No, they were not. The Tyrells have never been first amongst equals in regards to the Targs and their vassals.  I have a feeling you are misunderstanding the phrase. 

Not a single Tyrell royal marriage before the series began, or a Hand or even a member of the Small Council. There is zero indication that the Arryns, Lannisters, Starks, Baratheons or Martells thought of them as their 'betters'. 

Infact in the last three centuries their own vassals, the Hightowers, have overshadowed them, with royal marriages, plum positions like Hand and High Septon.

Even the Peakes, before their fall from grace. seemed to be a more dominant player.

 

Yeah, that has nothing to do with your actual claim. 

And the Reach being so strong with powerful Houses goes against what you are saying, the Tyrells remained neutral during the Dance while the Hightowers were not even united as a House during the first Blackfyre war. 

They are three separate Houses, not one.  The phrase makes zero sense if you use it like that, besides they don't always work together. 

 

I'm not talking about vs the Targs or in terms of status or respect. I'm talking about vs. the other houses/kingdoms in terms of military strength. The Reach has long had the largest population of all the regions and has been able to field the largest army, and the largest navy. This is why invasions of the Reach were few and far between despite the fact that they have no natural defenses -- no severe winters, no choke points, no mountains to speak of, no deserts; just miles and miles of open farmland.

This makes them first among equals in the realm from a purely military perspective, even after the Conquest when they and all the other great houses became vassals to the Targs. Heck, without the dragons, the Targs themselves are militarily inferior as well. Look at the Field of Fire: Targ host of roughly 11,000 mostly conscripts from the Riverlands, vs. a combined force of Reach/westerlands of 55,000, with Hightower providing 1.5 times the Lannisters without support from either Hightower or Redwyne. The only difference, of course, was the dragons.

This doesn't mean they could take over the entire continent, of course. But it does mean that it takes a coordinated effort by multiple realms to overthrow Highgarden, which is exactly what happened in the Gardener days.

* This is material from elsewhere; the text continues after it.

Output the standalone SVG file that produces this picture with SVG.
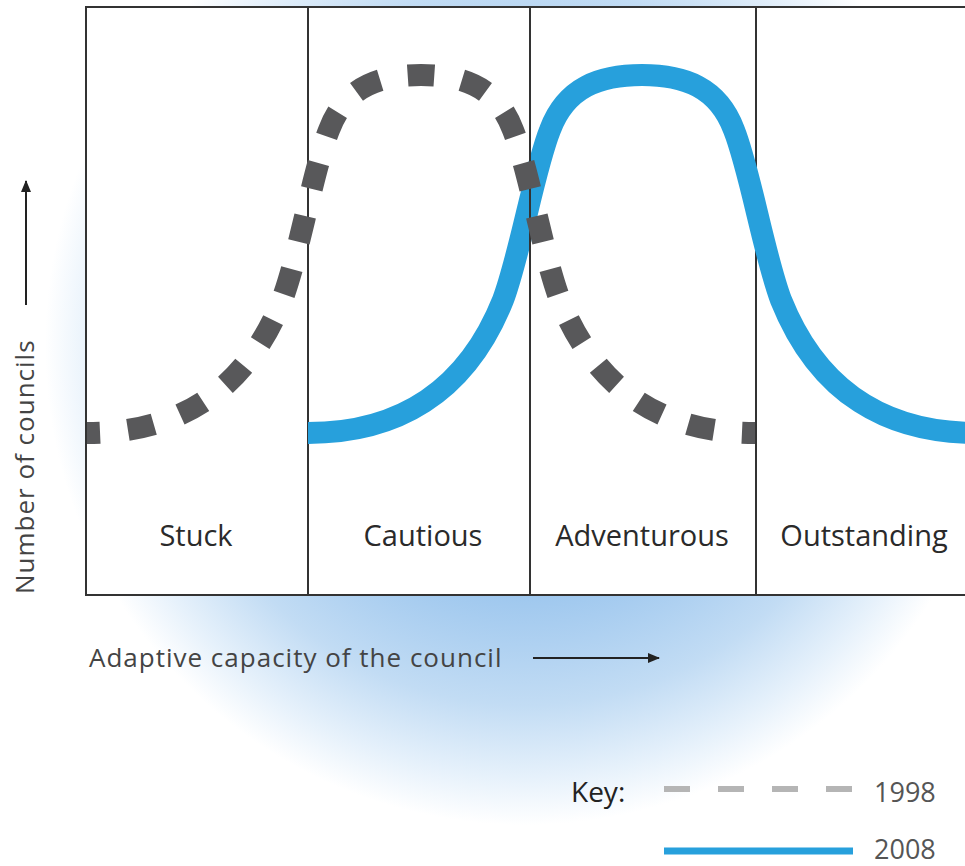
<svg xmlns="http://www.w3.org/2000/svg" width="965" height="866" viewBox="0 0 965 866">
<style>
.cat{font-family:"Open Sans","Liberation Sans",sans-serif;font-size:29px;fill:#2a2a2a;text-anchor:middle}
.axis{font-family:"Open Sans","Liberation Sans",sans-serif;font-size:26px;fill:#444;letter-spacing:1px}
.key{font-family:"Open Sans","Liberation Sans",sans-serif;font-size:28px;fill:#222}
.yr{font-family:"Open Sans","Liberation Sans",sans-serif;font-size:27px;fill:#555}
.frame{fill:#ffffff;stroke:#333;stroke-width:2}
.div{stroke:#333;stroke-width:2}
.s2008{fill:none;stroke:#27a0dc;stroke-width:22}
.s1998{fill:none;stroke:#58585a;stroke-width:22;stroke-dasharray:26.5 28;stroke-dashoffset:13.25}
.arr{stroke:#222;stroke-width:2;fill:none}
</style>
<defs>
<radialGradient id="glow" gradientUnits="userSpaceOnUse" cx="525" cy="345" r="480">
<stop offset="0" stop-color="#6fa8e2"/>
<stop offset="0.5" stop-color="#9cc6ee"/>
<stop offset="0.75" stop-color="#c2dcf4"/>
<stop offset="0.9" stop-color="#e6f1fb"/>
<stop offset="1" stop-color="#ffffff"/>
</radialGradient>
<marker id="ah" viewBox="0 0 12 10" refX="11" refY="5" markerWidth="12" markerHeight="10" markerUnits="userSpaceOnUse" orient="auto">
<path d="M0,0 L12,5 L0,10 Z" fill="#222"/>
</marker>
<path id="bell" d="M308,433 C395,433 465,395 503,300 C520,255 534,170 550,130 C566,87 600,75 642,75 C684,75 718,87 734,130 C750,170 764,255 781,300 C819,395 889,433 976,433"/>
<path id="halfL" d="M642,75 C600,75 566,87 550,130 C534,170 520,255 503,300 C465,395 395,433 308,433"/>
<path id="halfR" d="M642,75 C684,75 718,87 734,130 C750,170 764,255 781,300 C819,395 889,433 976,433"/>
<clipPath id="clipL"><rect x="86" y="0" width="670" height="600"/></clipPath>
<clipPath id="clipR"><rect x="308" y="0" width="660" height="600"/></clipPath>
</defs>
<rect x="0" y="0" width="965" height="866" fill="#ffffff"/>
<rect x="0" y="0" width="965" height="866" fill="url(#glow)"/>
<g id="chart-box">
<rect x="86" y="7" width="884" height="588" class="frame"/>
</g>
<g id="panel-stuck"><text class="cat" x="196" y="546">Stuck</text></g>
<g id="panel-cautious"><line class="div" x1="308" y1="7" x2="308" y2="595"/><text class="cat" x="423" y="546">Cautious</text></g>
<g id="panel-adventurous"><line class="div" x1="530" y1="7" x2="530" y2="595"/><text class="cat" x="642" y="546">Adventurous</text></g>
<g id="panel-outstanding"><line class="div" x1="756" y1="7" x2="756" y2="595"/><text class="cat" x="864" y="546">Outstanding</text></g>
<g id="series">
<use href="#bell" class="s2008" clip-path="url(#clipR)"/>
<line class="div" x1="530" y1="7" x2="530" y2="595"/>
<g clip-path="url(#clipL)">
<g transform="translate(-221,0)">
<use href="#halfL" class="s1998"/>
<use href="#halfR" class="s1998"/>
</g>
</g>
</g>
<g id="connectors">
<line class="arr" x1="26" y1="305" x2="26" y2="181" marker-end="url(#ah)"/>
<line class="arr" x1="533" y1="658" x2="659" y2="658" marker-end="url(#ah)"/>
</g>
<g id="y-label"><text class="axis" transform="translate(34,594) rotate(-90)">Number of councils</text></g>
<g id="x-label"><text class="axis" x="89" y="667">Adaptive capacity of the council</text></g>
<g id="legend">
<text class="key" x="571" y="802">Key:</text>
<line x1="664" y1="789" x2="853" y2="789" stroke="#b5b5b5" stroke-width="6" stroke-dasharray="26 28"/>
<text class="yr" x="874" y="802">1998</text>
<line x1="664" y1="851" x2="853" y2="851" stroke="#27a0dc" stroke-width="7"/>
<text class="yr" x="874" y="859">2008</text>
</g>
</svg>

So for a man like Tywin, who is trying to raise Casterly Rock to the preeminent position in the realm, the first thing he needs to confront is the military superiority of Highgarden. How does he do that? The same way that the Gardeners and Tyrells did it: by marriage. First, he marries into the Iron Throne, giving him a blood tie to both the crown and the stormlands. Then he subjugates the riverlands and puts his nephew in line to become the next Lord of Riverrun while at the same time marrying his son to the last known Stark, making him Lord of Winterfell. And he even has a granddaughter marrying into House Martell. Now, he has the foundations of a power bloc that can challenge the Tyrell-Hightower-Redwyne bloc -- which is, in fact, one large extended family despite the inevitable splits that occur in families during civil wars -- although it will probably take a few more generations of intermarriage to solidify it. Meanwhile, he is also marrying into the Tyrells to provide a hedge against any immediate conflict between lion and rose. But the ultimate goal remains the same: to elevate Casterly Rock as the dominant house in the realm, both militarily and politically.

So, no, no one looks at the Reach as their "betters", but they do respect their military strength and acknowledge it as the strongest on the continent -- or fail to do so at their peril.